The official song commissioned for Pope Francis’ visit to Colombia this week is called “Let’s Take the First Step.” It concludes with a paso the 80-year-old pontiff probably isn’t too familiar with: the hip-hop beat called reggaeton.
But the gritty rhythm is fitting. When the Roman Catholic pontiff steps off his plane in Bogotá on Wednesday for his five-day, four-city tour, he’ll walk into a country that just recently ended a 52-year-long civil war – a nation still so torn in half it might take, well, a papal miracle to unite it again.
“We’re a country that is completely divided,” says Colombia native Susana Vargas. “We hate each other. We always feel the other side is saying something that is wrong, and then you go on social media and it’s horrible what you see.”
Vargas lives in Key Biscayne, but she still helps run her family’s orphanage in Bogotá, called Casa de la Madre y el Niño, or House of the Mother and Child. In fact, she’ll accompany children from Casa who will greet Francis when he arrives. She’s Catholic – as are more than 80 percent of Colombians – and like a lot of them she hopes the pope can help bring Colombia together after a conflict that killed more than 200,000 people.
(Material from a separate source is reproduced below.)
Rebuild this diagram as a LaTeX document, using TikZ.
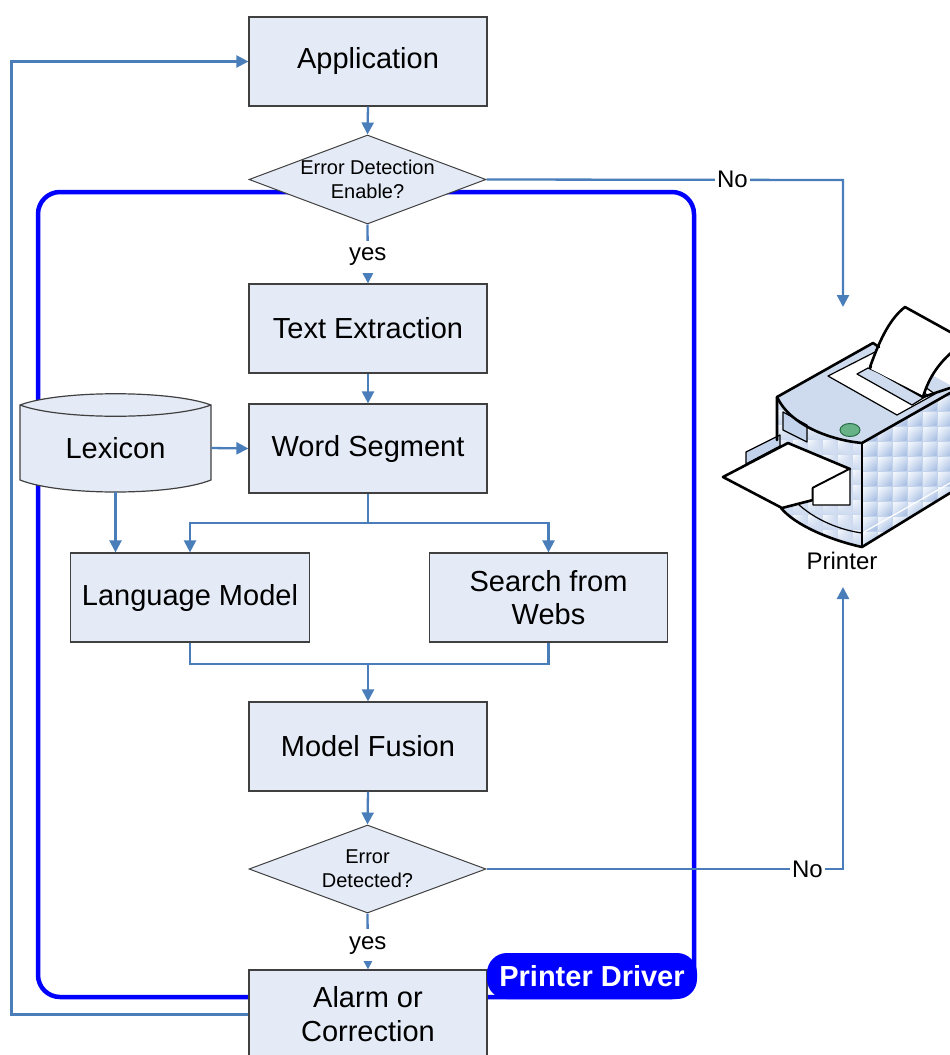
\documentclass[tikz,border=0pt]{standalone}
\usepackage{fontspec}
\setmainfont{Liberation Sans}
\usetikzlibrary{arrows.meta,shapes.geometric,calc,shadings}
\definecolor{flowline}{RGB}{74,126,187}
\definecolor{boxfill}{RGB}{228,235,246}
\definecolor{boxedge}{RGB}{64,64,64}
\definecolor{drvblue}{RGB}{0,0,255}
\definecolor{prtop}{RGB}{206,219,239}
\definecolor{prside}{RGB}{196,211,236}
\definecolor{prfront}{RGB}{204,217,238}
\definecolor{cellA}{RGB}{246,249,253}
\definecolor{cellB}{RGB}{210,223,242}
\definecolor{cellC}{RGB}{162,186,225}
\definecolor{btnfill}{RGB}{104,178,136}
\definecolor{btnedge}{RGB}{40,110,70}
\begin{document}
\begin{tikzpicture}[x=1pt,y=-1pt,
  box/.style={draw=boxedge, line width=1.2pt, fill=boxfill, minimum width=238pt,
    minimum height=89pt, inner sep=0pt, align=center, font=\fontsize{29}{33}\selectfont},
  decision/.style={diamond, draw=boxedge, line width=1pt, fill=boxfill,
    minimum width=237pt, minimum height=89pt, inner sep=0pt},
  qtext/.style={font=\fontsize{20}{24}\selectfont, align=center},
  arr/.style={draw=flowline, line width=2.3pt, -{Triangle[length=12pt,width=12pt]}},
  plain/.style={draw=flowline, line width=2.3pt},
  lbl/.style={fill=white, font=\fontsize{24}{28}\selectfont, inner xsep=2pt, inner ysep=4pt},
  prline/.style={draw=black, line width=2.6pt, line join=round, line cap=round},
  prthin/.style={draw=black, line width=1.2pt, line join=round}
]
\useasboundingbox (0,0) rectangle (950,1055);

% printer driver frame
\draw[drvblue, line width=4.5pt, rounded corners=22pt] (38,192) rectangle (694,997);

% flow nodes
\node[box] (app) at (368,61.5) {Application};
\node[decision, label={[qtext]center:Error Detection\\Enable?}] (d1) at (367.5,179.5) {};
\node[box] (tx) at (368,328.5) {Text Extraction};
\node[box] (ws) at (368,448.5) {Word Segment};
\node[box, minimum width=239pt] (lm) at (190,597.5) {Language Model};
\node[box] (sw) at (548.5,597.5) {Search from\\Webs};
\node[box] (mf) at (368,746.5) {Model Fusion};
\node[decision, minimum height=88pt, label={[qtext]center:Error\\Detected?}] (d2) at (367.5,869) {};
\node[box, font=\fontsize{29}{34}\selectfont] (al) at (368,1014.5) {Alarm or\\Correction};

% lexicon store
\draw[draw=boxedge, line width=1.2pt, fill=boxfill]
  (20,405) .. controls (60,390) and (171,390) .. (211,405) -- (211,480)
  .. controls (171,496) and (60,496) .. (20,480) -- cycle;
\draw[draw=boxedge, line width=1.2pt] (20,405) .. controls (60,420) and (171,420) .. (211,405);
\node[minimum width=191pt, minimum height=88pt, inner sep=0pt,
  font=\fontsize{29}{33}\selectfont] (lex) at (115.5,448) {Lexicon};

% driver tag
\node[fill=drvblue, rounded corners=20pt, minimum width=210pt, minimum height=46pt,
  inner sep=0pt, text=white, font=\bfseries\fontsize{29}{33}\selectfont] (pd) at (592,976) {Printer Driver};

% junction points
\coordinate (mj) at (368,664);
\coordinate (noA) at (843,180);
\coordinate (noB) at (843,869);
\coordinate (prTop) at (843,307);
\coordinate (prBot) at (843,587);

% connectors
\draw[arr] (app.south) -- (d1.north);
\draw[arr] (d1.south) -- node[lbl, minimum height=32pt, yshift=-3pt] {yes} (tx.north);
\draw[arr] (tx.south) -- (ws.north);
\draw[arr] (lex.east) -- (ws.west);
\draw[arr] (lex.south) -- (lex.south |- lm.north);
\draw[arr] (ws.south) -- ++(0,29.5) -| (lm.north);
\draw[arr] (ws.south) -- ++(0,29.5) -| (sw.north);
\draw[plain] (lm.south) |- (mj) -| (sw.south);
\draw[arr] (mj) -- (mf.north);
\draw[arr] (mf.south) -- (d2.north);
\draw[arr] (d2.south) -- node[lbl, minimum height=32pt, yshift=-4pt] {yes} (al.north);
\draw[arr] (al.west) -- ++(-237,0) |- (app.west);
\draw[arr] (d1.east) -- node[lbl, pos=0.69] {No} (noA) -- (prTop);
\draw[arr] (d2.east) -- node[lbl, pos=0.90] {No} (noB) -- (prBot);

% ---- printer drawing ----
% right side face with tiled finish
\fill[prside] (862,443) -- (950,393) -- (950,493) -- (862,547) -- cycle;
\begin{scope}
  \clip (862,443) -- (950,393) -- (950,493) -- (862,547) -- cycle;
  \foreach \i in {0,...,5}
    \foreach \j in {0,...,11}
      \shade[upper left=cellA, upper right=cellB, lower left=cellB, lower right=cellC]
        ({863+15*\i},{382+15*\j}) rectangle ++(13.5,13.5);
\end{scope}
\draw[white, line width=1.2pt] (864,532) -- (950,483);

% front face
\fill[prfront] (777,397) .. controls (790,425) and (830,440) .. (862,443) -- (862,547)
  .. controls (830,540) and (795,525) .. (781,508) -- cycle;
\begin{scope}
  \clip (777,397) .. controls (790,425) and (830,440) .. (862,443) -- (862,547)
    .. controls (830,540) and (795,525) .. (781,508) -- cycle;
  \foreach \i in {0,...,5}
    \foreach \j in {0,...,10}
      \shade[upper left=cellA, upper right=prfront, lower left=prfront, lower right=cellB]
        ({778+15*\i},{395+15*\j}) rectangle ++(13.5,13.5);
\end{scope}
\draw[prthin] (797,503) .. controls (815,520) and (840,530) .. (862,533);

% top face
\fill[prtop] (777,397) -- (873,343) -- (950,385) -- (950,393) -- (862,443)
  .. controls (830,440) and (790,425) .. (777,397) -- cycle;
% paper slot and strip
\filldraw[fill=white, prthin] (828,376) -- (875,352) -- (935,394) -- (897,415) -- cycle;
\filldraw[fill=prtop, prthin] (857,374) -- (868,368) -- (928,395) -- (912,405) -- cycle;
% sheet coming out of the top
\filldraw[fill=white, prline] (870,367) .. controls (878,345) and (888,320) .. (905,307)
  -- (952,333) -- (952,352) .. controls (937,365) and (928,380) .. (923,397) -- cycle;
\fill[white] (871,369) -- (922,395) -- (921,392) -- (873,366) -- cycle;

% window and button
\filldraw[fill=prside, prthin] (783,412) -- (807,425) -- (807,442) -- (783,430) -- cycle;
\filldraw[fill=btnfill, draw=btnedge, line width=1pt] (850,430) ellipse [x radius=10, y radius=6.5];

% output tray and sheet
\filldraw[fill=prside, prthin] (746,452) -- (780,435) -- (780,446) -- (746,464) -- cycle;
\filldraw[fill=white, prline] (723,477) -- (788,443) -- (850,469) -- (813,488) -- (813,500)
  -- (782,508) -- cycle;
\filldraw[fill=white, prthin] (813,488) -- (850,469) -- (850,505) -- (813,505) -- cycle;

% body outline
\draw[prline] (777,440) -- (777,397) -- (873,343) -- (879,347);
\draw[prline] (923,397) -- (950,388);
\draw[prline] (777,397) .. controls (790,425) and (830,440) .. (862,443) -- (950,393);
\draw[prthin] (862,443) -- (862,547);
\draw[prline] (781,508) .. controls (795,525) and (830,540) .. (862,547) -- (950,493);

\node[font=\fontsize{24}{28}\selectfont, inner sep=0pt] (prl) at (842,561) {Printer};
\end{tikzpicture}
\end{document}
“The pope said he would not go to Colombia until we solved that problem,” Vargas notes. “So maybe he can show our country we can’t treat each other like that. Maybe he can help us as Colombians forget about being liberal, conservative – and we just need to love each other and respect each other, you know?”
But Francis, an Argentine, is the first Latin American pope. Because of that, says Vargas, he “is seen more like a political figure in Latin America.”
As a result, many Colombians believe Francis can energize not just their souls – but also their country’s official peace implementation process.
That won’t be easy. The peace process itself has created another layer of division in Colombia. The government and the Marxist guerrillas known as the FARC signed their peace agreement last fall. But since then Colombians have split bitterly between those who support the treaty and those who reject it as being too soft on the FARC, which became a political party last week.
President Juan Manuel Santos is the treaty’s biggest champion and he seems confident the pope supports it too. When Santos recently presented one of the pope-mobiles Francis will use in Colombia, he said he believes the pope’s visit will forge “reconciliation” on the issue.
Others aren’t so sure.
“If the pope goes to one side and not somewhere in the middle, he will be criticized,” says Fabio Andrade, a Colombia native who heads the nonprofit Americas Community Center in Weston.
“So, I’m a Catholic, and I prefer he doesn’t touch the issue.”
Andrade’s business group aids Latino immigrants but also street children in Medellín, Colombia. Francis visits that city on Saturday (he’ll also go to Villavicencio and Cartagena) and Andrade plans to be there. But he thinks the pope knows that if he stirs Colombia’s political pot over the treaty, he risks compromising the peace process.
“The government has been saying he’s coming to put, like, a blessing on this peace process,” says Andrade, “and that’s not the case.”
The government denies it’s seeking the pope’s explicit blessing of the treaty. But Colombia analysts agree Francis faces a minefield if he inserts himself either way in the debate.
“The country is so polarized – the pope is not going to be able to bridge that gulf,” says Bruce Bagley, an international relations professor at the University of Miami and an expert on Colomboa.
“There’s no question the pope will have a healing presence,” Bagley says. “But I think that we would be depositing too many expectations to think he is actually going to be able to resolve more than 50 years of resentments and vendettas and death and destruction in Colombia.”
So Colombians like Vargas, of the Casa orphanage, want Francis to focus instead on preaching compassion to one of the world’s most violent societies – one that also has some of the world’s worst economic inequality, which helped spark Colombia’s civil war in the first place.
“Sometimes we feel that peace is just signing a paper – that’s not peace,” says Vargas. “Peace is in not hating others. It would be great if he just lets people know that more than a treaty, peace is in our hearts.”
Most of the children who will greet the Pope with Vargas were orphaned one way or another by the conflict and ended up on Bogotá’s streets. Francis’ moment with them could be an effective first step toward changing Colombians’ hearts.